### PROVIDED RECORDS
+ + + +
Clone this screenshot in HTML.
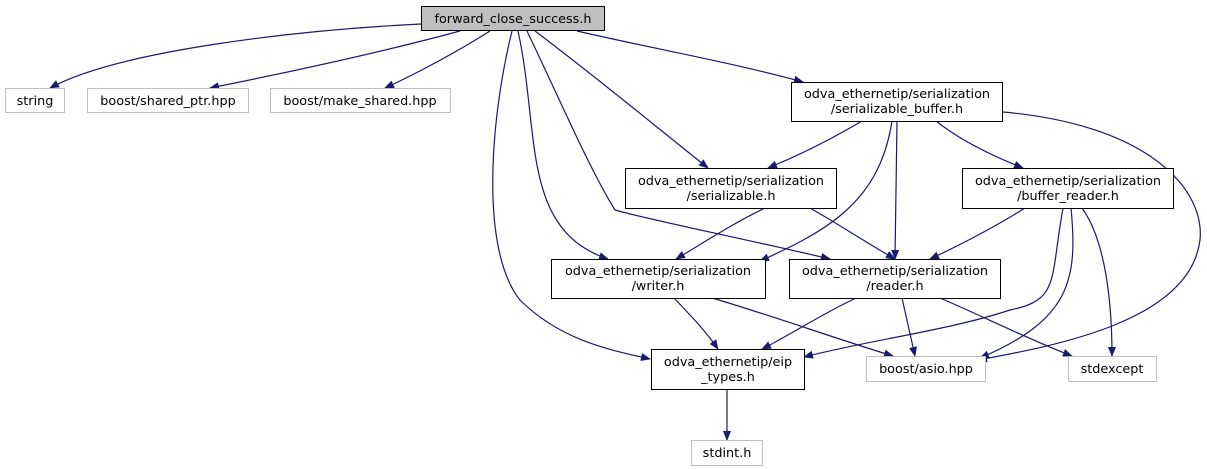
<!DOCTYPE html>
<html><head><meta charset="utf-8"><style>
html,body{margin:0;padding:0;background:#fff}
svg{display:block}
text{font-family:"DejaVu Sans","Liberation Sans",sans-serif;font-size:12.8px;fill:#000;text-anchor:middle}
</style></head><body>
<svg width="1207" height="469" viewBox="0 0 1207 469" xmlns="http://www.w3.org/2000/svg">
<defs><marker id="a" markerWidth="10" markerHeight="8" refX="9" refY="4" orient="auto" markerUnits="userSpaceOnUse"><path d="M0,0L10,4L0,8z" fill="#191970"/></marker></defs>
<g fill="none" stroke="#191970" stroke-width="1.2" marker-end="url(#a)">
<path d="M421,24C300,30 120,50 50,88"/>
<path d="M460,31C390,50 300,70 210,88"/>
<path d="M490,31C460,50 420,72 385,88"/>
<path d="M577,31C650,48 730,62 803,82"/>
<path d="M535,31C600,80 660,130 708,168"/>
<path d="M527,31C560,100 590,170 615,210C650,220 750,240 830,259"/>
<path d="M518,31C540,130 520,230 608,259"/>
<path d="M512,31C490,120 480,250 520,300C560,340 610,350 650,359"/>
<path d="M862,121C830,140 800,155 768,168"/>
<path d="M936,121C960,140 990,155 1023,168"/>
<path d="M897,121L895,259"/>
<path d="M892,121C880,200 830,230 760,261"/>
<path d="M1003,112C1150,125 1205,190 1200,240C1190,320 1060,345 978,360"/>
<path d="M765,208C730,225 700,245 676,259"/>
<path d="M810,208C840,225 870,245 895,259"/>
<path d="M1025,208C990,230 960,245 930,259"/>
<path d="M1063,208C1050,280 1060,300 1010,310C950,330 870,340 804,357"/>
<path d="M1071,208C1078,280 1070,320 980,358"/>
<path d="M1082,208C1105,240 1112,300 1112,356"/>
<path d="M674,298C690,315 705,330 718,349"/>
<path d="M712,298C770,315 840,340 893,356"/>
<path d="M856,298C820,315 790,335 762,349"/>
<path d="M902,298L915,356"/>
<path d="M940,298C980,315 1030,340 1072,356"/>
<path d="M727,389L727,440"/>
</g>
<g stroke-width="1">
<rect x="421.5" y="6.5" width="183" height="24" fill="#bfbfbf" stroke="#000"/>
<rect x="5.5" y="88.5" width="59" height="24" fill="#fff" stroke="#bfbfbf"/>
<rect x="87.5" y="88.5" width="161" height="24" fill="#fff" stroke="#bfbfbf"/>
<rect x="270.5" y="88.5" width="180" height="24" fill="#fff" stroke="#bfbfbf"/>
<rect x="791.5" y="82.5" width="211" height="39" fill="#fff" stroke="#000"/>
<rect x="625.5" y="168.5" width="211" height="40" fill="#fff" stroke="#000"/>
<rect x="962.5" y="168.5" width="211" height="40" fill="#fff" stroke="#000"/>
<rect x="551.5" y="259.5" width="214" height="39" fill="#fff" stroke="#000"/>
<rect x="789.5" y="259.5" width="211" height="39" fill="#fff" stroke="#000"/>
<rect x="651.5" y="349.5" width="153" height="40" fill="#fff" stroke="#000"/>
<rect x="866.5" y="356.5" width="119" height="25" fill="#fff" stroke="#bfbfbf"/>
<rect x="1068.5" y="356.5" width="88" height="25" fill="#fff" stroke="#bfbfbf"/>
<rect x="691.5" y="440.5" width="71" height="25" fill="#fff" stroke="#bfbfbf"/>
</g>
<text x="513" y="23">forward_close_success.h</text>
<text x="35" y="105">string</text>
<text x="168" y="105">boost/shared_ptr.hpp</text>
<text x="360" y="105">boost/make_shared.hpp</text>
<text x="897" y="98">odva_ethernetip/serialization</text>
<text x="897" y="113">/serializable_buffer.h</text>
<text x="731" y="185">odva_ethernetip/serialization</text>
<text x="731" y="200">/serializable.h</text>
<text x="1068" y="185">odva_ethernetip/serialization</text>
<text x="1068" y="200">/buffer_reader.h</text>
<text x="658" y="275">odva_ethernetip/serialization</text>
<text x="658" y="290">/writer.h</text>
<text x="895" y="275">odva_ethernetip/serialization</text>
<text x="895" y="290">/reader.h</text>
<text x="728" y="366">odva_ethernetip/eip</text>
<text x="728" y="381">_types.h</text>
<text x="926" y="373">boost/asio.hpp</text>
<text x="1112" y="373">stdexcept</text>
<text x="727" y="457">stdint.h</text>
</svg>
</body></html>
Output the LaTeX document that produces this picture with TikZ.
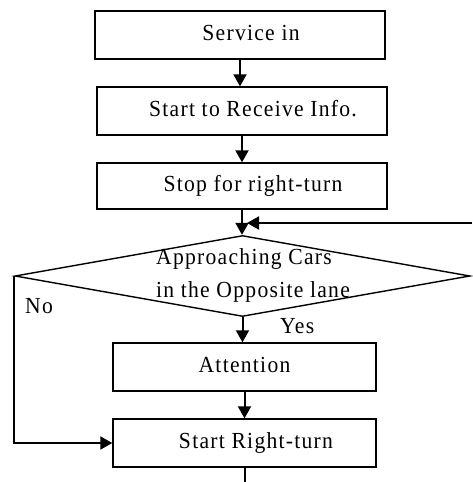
+ + + +
### TASK BRIEF
From start to finish, output the listing exactly, but omit its pictures.

### THE REPLY
Clone this screenshot in HTML.
<!DOCTYPE html>
<html><head><meta charset="utf-8"><style>
html,body{margin:0;padding:0;background:#fff}
svg{display:block}
text{font-family:"DejaVu Sans","Liberation Sans",sans-serif;font-size:12.8px;fill:#000;text-anchor:middle}
</style></head><body>
<svg width="1207" height="469" viewBox="0 0 1207 469" xmlns="http://www.w3.org/2000/svg">
<defs><marker id="a" markerWidth="10" markerHeight="8" refX="9" refY="4" orient="auto" markerUnits="userSpaceOnUse"><path d="M0,0L10,4L0,8z" fill="#191970"/></marker></defs>
<g fill="none" stroke="#191970" stroke-width="1.2" marker-end="url(#a)">
<path d="M421,24C300,30 120,50 50,88"/>
<path d="M460,31C390,50 300,70 210,88"/>
<path d="M490,31C460,50 420,72 385,88"/>
<path d="M577,31C650,48 730,62 803,82"/>
<path d="M535,31C600,80 660,130 708,168"/>
<path d="M527,31C560,100 590,170 615,210C650,220 750,240 830,259"/>
<path d="M518,31C540,130 520,230 608,259"/>
<path d="M512,31C490,120 480,250 520,300C560,340 610,350 650,359"/>
<path d="M862,121C830,140 800,155 768,168"/>
<path d="M936,121C960,140 990,155 1023,168"/>
<path d="M897,121L895,259"/>
<path d="M892,121C880,200 830,230 760,261"/>
<path d="M1003,112C1150,125 1205,190 1200,240C1190,320 1060,345 978,360"/>
<path d="M765,208C730,225 700,245 676,259"/>
<path d="M810,208C840,225 870,245 895,259"/>
<path d="M1025,208C990,230 960,245 930,259"/>
<path d="M1063,208C1050,280 1060,300 1010,310C950,330 870,340 804,357"/>
<path d="M1071,208C1078,280 1070,320 980,358"/>
<path d="M1082,208C1105,240 1112,300 1112,356"/>
<path d="M674,298C690,315 705,330 718,349"/>
<path d="M712,298C770,315 840,340 893,356"/>
<path d="M856,298C820,315 790,335 762,349"/>
<path d="M902,298L915,356"/>
<path d="M940,298C980,315 1030,340 1072,356"/>
<path d="M727,389L727,440"/>
</g>
<g stroke-width="1">
<rect x="421.5" y="6.5" width="183" height="24" fill="#bfbfbf" stroke="#000"/>
<rect x="5.5" y="88.5" width="59" height="24" fill="#fff" stroke="#bfbfbf"/>
<rect x="87.5" y="88.5" width="161" height="24" fill="#fff" stroke="#bfbfbf"/>
<rect x="270.5" y="88.5" width="180" height="24" fill="#fff" stroke="#bfbfbf"/>
<rect x="791.5" y="82.5" width="211" height="39" fill="#fff" stroke="#000"/>
<rect x="625.5" y="168.5" width="211" height="40" fill="#fff" stroke="#000"/>
<rect x="962.5" y="168.5" width="211" height="40" fill="#fff" stroke="#000"/>
<rect x="551.5" y="259.5" width="214" height="39" fill="#fff" stroke="#000"/>
<rect x="789.5" y="259.5" width="211" height="39" fill="#fff" stroke="#000"/>
<rect x="651.5" y="349.5" width="153" height="40" fill="#fff" stroke="#000"/>
<rect x="866.5" y="356.5" width="119" height="25" fill="#fff" stroke="#bfbfbf"/>
<rect x="1068.5" y="356.5" width="88" height="25" fill="#fff" stroke="#bfbfbf"/>
<rect x="691.5" y="440.5" width="71" height="25" fill="#fff" stroke="#bfbfbf"/>
</g>
<text x="513" y="23">forward_close_success.h</text>
<text x="35" y="105">string</text>
<text x="168" y="105">boost/shared_ptr.hpp</text>
<text x="360" y="105">boost/make_shared.hpp</text>
<text x="897" y="98">odva_ethernetip/serialization</text>
<text x="897" y="113">/serializable_buffer.h</text>
<text x="731" y="185">odva_ethernetip/serialization</text>
<text x="731" y="200">/serializable.h</text>
<text x="1068" y="185">odva_ethernetip/serialization</text>
<text x="1068" y="200">/buffer_reader.h</text>
<text x="658" y="275">odva_ethernetip/serialization</text>
<text x="658" y="290">/writer.h</text>
<text x="895" y="275">odva_ethernetip/serialization</text>
<text x="895" y="290">/reader.h</text>
<text x="728" y="366">odva_ethernetip/eip</text>
<text x="728" y="381">_types.h</text>
<text x="926" y="373">boost/asio.hpp</text>
<text x="1112" y="373">stdexcept</text>
<text x="727" y="457">stdint.h</text>
</svg>
</body></html>
Output the LaTeX document that produces this picture with TikZ.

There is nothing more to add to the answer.